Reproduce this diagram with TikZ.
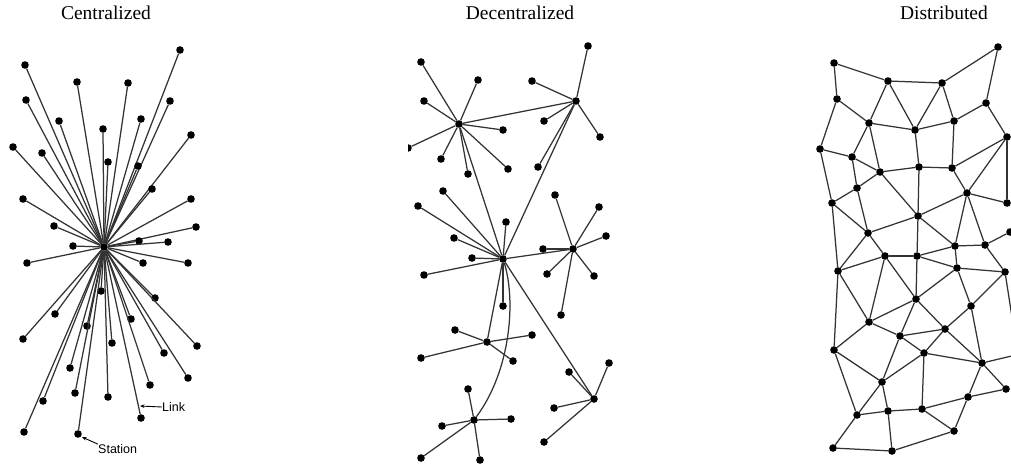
\documentclass[tikz,border=0pt]{standalone}
\usepackage{fontspec}
\setmainfont{Liberation Serif}
\newfontfamily\labelfont{Liberation Sans}
\usetikzlibrary{arrows.meta}
\begin{document}
\begin{tikzpicture}[x=1pt,y=-1pt,
  dot/.style={circle,fill=black,inner sep=0pt,minimum size=7.6pt},
  link/.style={draw=black!80,line width=1.25pt},
  ptr/.style={draw=black,line width=0.9pt,-{Stealth[length=4.5pt,width=3.5pt]}},
  title/.style={font=\fontsize{19.5}{19.5}\selectfont,anchor=base,inner sep=0pt},
  lbl/.style={font=\labelfont\fontsize{12.5}{12.5}\selectfont,anchor=west,inner sep=0pt}]
\useasboundingbox (0,0) rectangle (1011,464);
\clip (0,0) rectangle (1011,464);

% titles
\node[title] (t1) at (106,19) {Centralized};
\node[title] (t2) at (520,19) {Decentralized};
\node[title] (t3) at (944,19) {Distributed};

% ---------- Centralized ----------
\node[dot] (c0) at (104,247) {};
\foreach \x/\y [count=\i] in {180/50,25/65,77/82,128/83,26/100,170/101,59/121,141/119,103/129,191/135,
  13/147,42/153,108/162,138/166,152/189,23/199,191/199,54/226,196/227,139/241,168/242,73/246,
  27/263,143/263,188/263,101/291,155/298,55/314,87/326,131/319,23/339,197/346,112/343,164/353,
  70/368,188/378,150/385,75/393,108/397,43/401,141/418,24/432,78/434}
{ \node[dot] (c\i) at (\x,\y) {}; \draw[link] (c0) -- (c\i); }
\node[lbl] (link) at (162,407) {Link};
\coordinate (linktip) at (140,406);
\draw[ptr] (link.west) -- (linktip);
\node[lbl] (station) at (98,449) {Station};
\coordinate (sttip) at (82,437);
\draw[ptr] (station.north west) -- (sttip);

% ---------- Decentralized ----------
\node[dot] (h1) at (459,124) {};
\node[dot] (h2) at (576,101) {};
\node[dot] (h3) at (503,259) {};
\node[dot] (h4) at (573,249) {};
\node[dot] (h5) at (487,342) {};
\node[dot] (h6) at (594,399) {};
\node[dot] (h7) at (474,420) {};
\draw[link] (h1) -- (h2);
\draw[link] (h1) -- (h3);
\draw[link] (h2) -- (h3);
\draw[link] (h3) -- (h4);
\draw[link] (h3) -- (h5);
\draw[link] (h3) -- (h6);
\draw[link] (h3) .. controls (516,300) and (511,370) .. (h7);
\foreach \x/\y [count=\i] in {421/62,478/80,424/101,503/130,441/159,508/169,468/174}
{ \node[dot] (pa\i) at (\x,\y) {}; \draw[link] (h1) -- (pa\i); }
\begin{scope}
  \clip (408,138) rectangle (420,158);
  \node[dot] (half) at (408,148) {};
\end{scope}
\draw[link] (h1) -- (half);
\foreach \x/\y [count=\i] in {588/46,532/81,544/121,600/137,538/167}
{ \node[dot] (pb\i) at (\x,\y) {}; \draw[link] (h2) -- (pb\i); }
\foreach \x/\y [count=\i] in {443/191,418/206,506/222,454/238,472/258,424/275,503/306}
{ \node[dot] (pc\i) at (\x,\y) {}; \draw[link] (h3) -- (pc\i); }
\foreach \x/\y [count=\i] in {606/236,543/249,547/274,594/276,561/315,555/195,599/207}
{ \node[dot] (pd\i) at (\x,\y) {}; \draw[link] (h4) -- (pd\i); }
\foreach \x/\y [count=\i] in {455/330,532/335,421/358,513/361}
{ \node[dot] (pe\i) at (\x,\y) {}; \draw[link] (h5) -- (pe\i); }
\foreach \x/\y [count=\i] in {609/363,569/372,554/408,544/442}
{ \node[dot] (pf\i) at (\x,\y) {}; \draw[link] (h6) -- (pf\i); }
\foreach \x/\y [count=\i] in {468/389,511/419,442/426,421/458,480/460}
{ \node[dot] (pg\i) at (\x,\y) {}; \draw[link] (h7) -- (pg\i); }

% ---------- Distributed ----------
\foreach \x/\y [count=\i] in {998/47,834/63,888/81,942/83,837/99,986/103,869/123,954/121,915/130,1007/137,
  820/149,852/157,880/172,919/167,952/168,857/188,967/193,832/203,1007/203,918/216,
  868/233,955/246,985/245,885/256,917/256,838/271,957/268,1005/272,1010/232,916/299,
  971/306,869/322,945/329,900/336,834/350,924/353,982/363,882/382,1006/389,968/397,
  857/415,888/411,922/409,954/431,833/448,892/451}
{ \node[dot] (d\i) at (\x,\y) {}; }
\foreach \a/\b in {2/3,2/5,3/4,4/1,1/6,3/7,3/9,4/9,4/8,5/7,5/11,6/8,6/10,7/9,9/8,7/12,7/13,9/14,8/15,
  11/12,11/18,12/13,12/16,13/14,13/16,13/20,14/15,14/20,15/10,15/17,10/17,10/19,17/19,17/20,17/22,17/23,
  16/18,16/21,18/21,18/26,20/21,20/25,20/22,21/24,21/26,22/23,22/25,22/27,23/28,23/29,24/25,24/26,
  24/32,24/30,25/27,25/30,26/32,26/35,27/28,27/30,27/31,28/31,30/32,30/34,30/33,31/33,31/37,32/34,
  32/35,33/34,33/36,33/37,34/36,34/38,35/38,35/41,36/37,36/38,36/43,37/40,37/39,38/41,38/42,41/42,
  41/45,42/43,42/46,43/40,43/44,40/44,40/39,44/46,45/46}
{ \draw[link] (d\a) -- (d\b); }
\coordinate (e1) at (1014,330);
\coordinate (e2) at (1020,354);
\draw[link] (d28) -- (e1);
\draw[link] (d37) -- (e2);
\end{tikzpicture}
\end{document}
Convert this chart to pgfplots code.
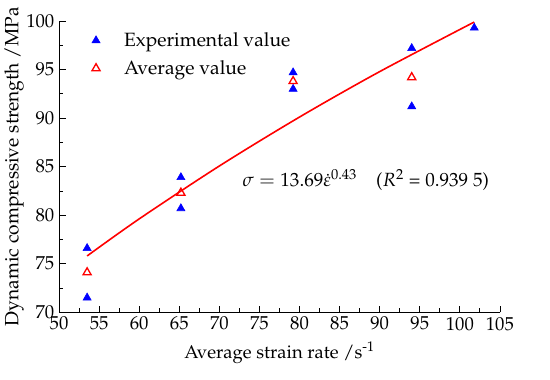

# # #

> _Exercise objective_
Set down word for word the lines from the first entry through the line with "(t3) at (944,19)", both included, omitting pictures.

> _Output of the exercise_
Reproduce this diagram with TikZ.
\documentclass[tikz,border=0pt]{standalone}
\usepackage{fontspec}
\setmainfont{Liberation Serif}
\newfontfamily\labelfont{Liberation Sans}
\usetikzlibrary{arrows.meta}
\begin{document}
\begin{tikzpicture}[x=1pt,y=-1pt,
  dot/.style={circle,fill=black,inner sep=0pt,minimum size=7.6pt},
  link/.style={draw=black!80,line width=1.25pt},
  ptr/.style={draw=black,line width=0.9pt,-{Stealth[length=4.5pt,width=3.5pt]}},
  title/.style={font=\fontsize{19.5}{19.5}\selectfont,anchor=base,inner sep=0pt},
  lbl/.style={font=\labelfont\fontsize{12.5}{12.5}\selectfont,anchor=west,inner sep=0pt}]
\useasboundingbox (0,0) rectangle (1011,464);
\clip (0,0) rectangle (1011,464);

% titles
\node[title] (t1) at (106,19) {Centralized};
\node[title] (t2) at (520,19) {Decentralized};
\node[title] (t3) at (944,19) {Distributed};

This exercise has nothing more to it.